DIRECTIONS: List each line of the data in which the string "Apache" appears.

ENTRIES SUPPLIED:
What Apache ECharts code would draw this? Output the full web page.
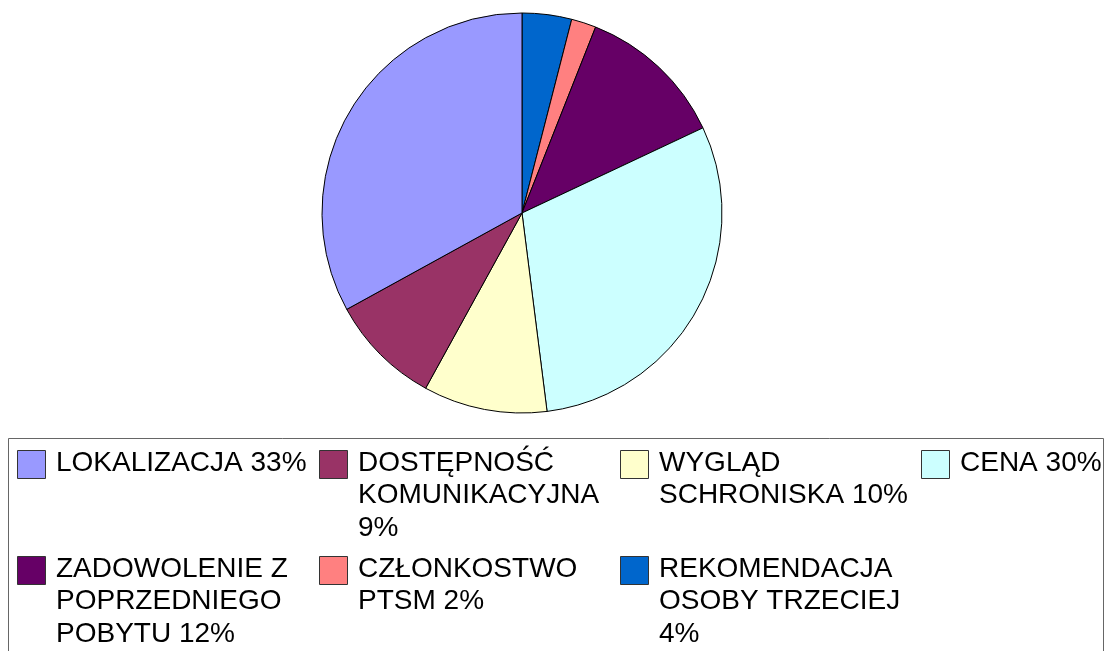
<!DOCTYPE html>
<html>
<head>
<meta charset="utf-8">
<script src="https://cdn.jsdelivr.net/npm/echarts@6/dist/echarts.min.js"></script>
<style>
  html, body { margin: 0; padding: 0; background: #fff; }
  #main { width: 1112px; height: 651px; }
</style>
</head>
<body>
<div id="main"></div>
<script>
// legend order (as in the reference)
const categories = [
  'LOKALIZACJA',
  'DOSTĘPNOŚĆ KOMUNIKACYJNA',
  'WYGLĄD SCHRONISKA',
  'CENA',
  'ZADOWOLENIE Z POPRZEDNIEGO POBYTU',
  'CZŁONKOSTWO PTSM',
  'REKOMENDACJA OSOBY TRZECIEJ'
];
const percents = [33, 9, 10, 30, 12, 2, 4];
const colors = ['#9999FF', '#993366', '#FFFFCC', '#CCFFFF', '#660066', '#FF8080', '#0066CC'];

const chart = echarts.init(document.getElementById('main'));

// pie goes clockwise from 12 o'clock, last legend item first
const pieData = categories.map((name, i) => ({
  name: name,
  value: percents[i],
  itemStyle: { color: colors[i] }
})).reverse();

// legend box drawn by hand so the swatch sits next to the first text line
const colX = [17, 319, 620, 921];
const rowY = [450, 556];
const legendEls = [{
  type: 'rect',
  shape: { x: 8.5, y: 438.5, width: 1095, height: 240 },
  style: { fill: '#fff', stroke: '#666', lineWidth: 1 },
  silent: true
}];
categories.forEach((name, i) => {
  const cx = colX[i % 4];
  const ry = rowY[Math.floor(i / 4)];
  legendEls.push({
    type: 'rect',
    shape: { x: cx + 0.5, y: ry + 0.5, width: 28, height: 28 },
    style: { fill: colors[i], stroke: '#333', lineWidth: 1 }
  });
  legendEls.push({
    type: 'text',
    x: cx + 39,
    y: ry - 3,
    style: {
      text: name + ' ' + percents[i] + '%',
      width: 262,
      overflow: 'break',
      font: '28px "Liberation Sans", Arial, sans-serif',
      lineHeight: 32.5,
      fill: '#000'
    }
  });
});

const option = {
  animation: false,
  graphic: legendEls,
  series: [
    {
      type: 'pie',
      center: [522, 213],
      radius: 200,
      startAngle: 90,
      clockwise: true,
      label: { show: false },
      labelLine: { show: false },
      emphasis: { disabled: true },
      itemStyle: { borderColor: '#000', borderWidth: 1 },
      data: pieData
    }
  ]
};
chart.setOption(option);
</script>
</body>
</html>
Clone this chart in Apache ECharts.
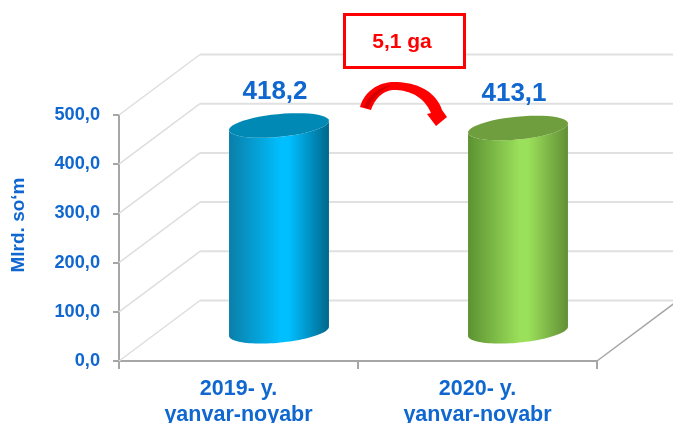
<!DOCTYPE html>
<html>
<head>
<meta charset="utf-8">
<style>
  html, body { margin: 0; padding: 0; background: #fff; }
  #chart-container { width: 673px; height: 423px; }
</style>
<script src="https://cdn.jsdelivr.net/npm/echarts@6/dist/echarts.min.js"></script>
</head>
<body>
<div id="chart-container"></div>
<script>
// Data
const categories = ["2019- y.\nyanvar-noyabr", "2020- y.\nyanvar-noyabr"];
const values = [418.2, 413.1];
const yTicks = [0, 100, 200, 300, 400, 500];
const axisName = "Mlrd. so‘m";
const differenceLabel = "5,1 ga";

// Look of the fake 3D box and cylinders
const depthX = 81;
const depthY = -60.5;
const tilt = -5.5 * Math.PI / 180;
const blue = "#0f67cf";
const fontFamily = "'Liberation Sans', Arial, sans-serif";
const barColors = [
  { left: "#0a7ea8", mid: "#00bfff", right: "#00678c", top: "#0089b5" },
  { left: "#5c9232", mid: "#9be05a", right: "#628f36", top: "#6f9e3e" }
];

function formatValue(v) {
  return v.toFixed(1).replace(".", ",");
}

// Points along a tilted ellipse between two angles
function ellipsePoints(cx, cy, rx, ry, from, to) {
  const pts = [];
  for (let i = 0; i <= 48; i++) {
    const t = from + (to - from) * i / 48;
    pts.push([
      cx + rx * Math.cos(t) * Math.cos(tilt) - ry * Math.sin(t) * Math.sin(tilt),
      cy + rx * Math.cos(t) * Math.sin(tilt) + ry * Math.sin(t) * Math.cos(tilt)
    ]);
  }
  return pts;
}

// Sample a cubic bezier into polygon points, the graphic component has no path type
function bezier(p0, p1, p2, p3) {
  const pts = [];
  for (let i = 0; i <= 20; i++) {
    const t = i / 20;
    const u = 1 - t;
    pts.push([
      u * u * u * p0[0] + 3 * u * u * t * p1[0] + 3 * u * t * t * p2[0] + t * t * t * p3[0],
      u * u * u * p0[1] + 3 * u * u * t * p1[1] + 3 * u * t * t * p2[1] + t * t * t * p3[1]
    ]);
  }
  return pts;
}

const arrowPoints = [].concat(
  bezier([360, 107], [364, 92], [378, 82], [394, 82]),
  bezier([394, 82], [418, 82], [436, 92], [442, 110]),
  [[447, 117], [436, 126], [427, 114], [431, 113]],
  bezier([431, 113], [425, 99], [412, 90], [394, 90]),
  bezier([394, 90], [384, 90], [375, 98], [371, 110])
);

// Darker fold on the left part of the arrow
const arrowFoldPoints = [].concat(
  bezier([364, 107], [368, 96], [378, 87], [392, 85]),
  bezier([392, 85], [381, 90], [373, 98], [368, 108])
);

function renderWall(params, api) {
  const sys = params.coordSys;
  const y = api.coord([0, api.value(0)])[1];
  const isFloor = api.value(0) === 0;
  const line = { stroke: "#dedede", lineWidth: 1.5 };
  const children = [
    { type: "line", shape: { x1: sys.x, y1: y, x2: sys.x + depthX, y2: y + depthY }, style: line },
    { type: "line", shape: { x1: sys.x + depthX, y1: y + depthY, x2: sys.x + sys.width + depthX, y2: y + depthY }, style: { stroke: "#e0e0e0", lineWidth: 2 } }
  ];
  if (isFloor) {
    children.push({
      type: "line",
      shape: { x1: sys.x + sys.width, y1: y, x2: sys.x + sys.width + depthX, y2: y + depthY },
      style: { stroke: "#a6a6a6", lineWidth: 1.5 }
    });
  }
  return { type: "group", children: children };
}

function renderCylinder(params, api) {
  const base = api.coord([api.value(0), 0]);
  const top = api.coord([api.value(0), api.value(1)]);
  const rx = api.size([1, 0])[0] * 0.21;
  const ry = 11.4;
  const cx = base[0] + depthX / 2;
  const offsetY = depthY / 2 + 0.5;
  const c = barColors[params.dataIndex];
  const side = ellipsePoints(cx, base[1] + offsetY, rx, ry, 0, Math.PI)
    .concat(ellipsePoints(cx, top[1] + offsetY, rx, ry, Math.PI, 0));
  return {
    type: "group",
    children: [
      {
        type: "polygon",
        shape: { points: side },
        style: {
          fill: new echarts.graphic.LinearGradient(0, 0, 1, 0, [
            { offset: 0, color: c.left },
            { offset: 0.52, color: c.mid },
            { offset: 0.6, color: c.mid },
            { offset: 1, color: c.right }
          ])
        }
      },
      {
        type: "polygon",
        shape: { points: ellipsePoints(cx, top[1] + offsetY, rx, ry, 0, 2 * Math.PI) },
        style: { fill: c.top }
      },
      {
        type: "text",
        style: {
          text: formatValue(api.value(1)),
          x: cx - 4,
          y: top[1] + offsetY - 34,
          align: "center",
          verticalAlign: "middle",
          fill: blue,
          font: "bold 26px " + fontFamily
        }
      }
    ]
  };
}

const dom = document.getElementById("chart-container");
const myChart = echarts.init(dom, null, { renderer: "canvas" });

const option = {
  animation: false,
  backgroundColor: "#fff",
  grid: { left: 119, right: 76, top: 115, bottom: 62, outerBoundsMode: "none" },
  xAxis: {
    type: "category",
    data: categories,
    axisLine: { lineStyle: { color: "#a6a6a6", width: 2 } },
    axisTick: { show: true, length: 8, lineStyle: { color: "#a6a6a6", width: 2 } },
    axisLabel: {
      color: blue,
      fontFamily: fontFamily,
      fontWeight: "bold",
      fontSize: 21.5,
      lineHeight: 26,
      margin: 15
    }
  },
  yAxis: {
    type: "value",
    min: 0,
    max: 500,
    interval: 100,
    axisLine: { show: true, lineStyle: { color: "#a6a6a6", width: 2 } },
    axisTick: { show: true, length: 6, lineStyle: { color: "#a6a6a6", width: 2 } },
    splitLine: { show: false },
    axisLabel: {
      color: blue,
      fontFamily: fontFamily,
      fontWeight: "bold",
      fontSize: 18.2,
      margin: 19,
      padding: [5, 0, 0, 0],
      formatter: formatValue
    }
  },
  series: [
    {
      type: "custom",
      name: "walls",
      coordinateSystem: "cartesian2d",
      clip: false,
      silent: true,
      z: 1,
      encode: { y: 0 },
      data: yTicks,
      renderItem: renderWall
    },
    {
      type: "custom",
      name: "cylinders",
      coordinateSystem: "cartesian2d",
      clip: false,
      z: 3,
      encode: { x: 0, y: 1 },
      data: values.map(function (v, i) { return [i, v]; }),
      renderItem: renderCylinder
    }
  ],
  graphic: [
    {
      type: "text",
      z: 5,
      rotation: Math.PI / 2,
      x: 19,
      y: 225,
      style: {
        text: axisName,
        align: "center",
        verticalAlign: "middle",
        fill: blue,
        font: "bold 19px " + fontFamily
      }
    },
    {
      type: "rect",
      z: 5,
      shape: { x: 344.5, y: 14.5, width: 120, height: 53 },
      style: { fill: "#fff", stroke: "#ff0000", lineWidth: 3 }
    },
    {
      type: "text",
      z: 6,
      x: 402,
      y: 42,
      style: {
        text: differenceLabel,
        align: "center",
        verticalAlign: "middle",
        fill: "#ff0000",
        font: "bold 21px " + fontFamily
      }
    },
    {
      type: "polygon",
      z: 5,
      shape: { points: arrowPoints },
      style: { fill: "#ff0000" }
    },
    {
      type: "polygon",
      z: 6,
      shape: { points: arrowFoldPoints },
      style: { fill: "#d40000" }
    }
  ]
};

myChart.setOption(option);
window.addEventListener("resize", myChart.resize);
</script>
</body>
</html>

EXERCISE ANSWER:
What Apache ECharts code would draw this? Output the full web page.
Clone this chart in Apache ECharts.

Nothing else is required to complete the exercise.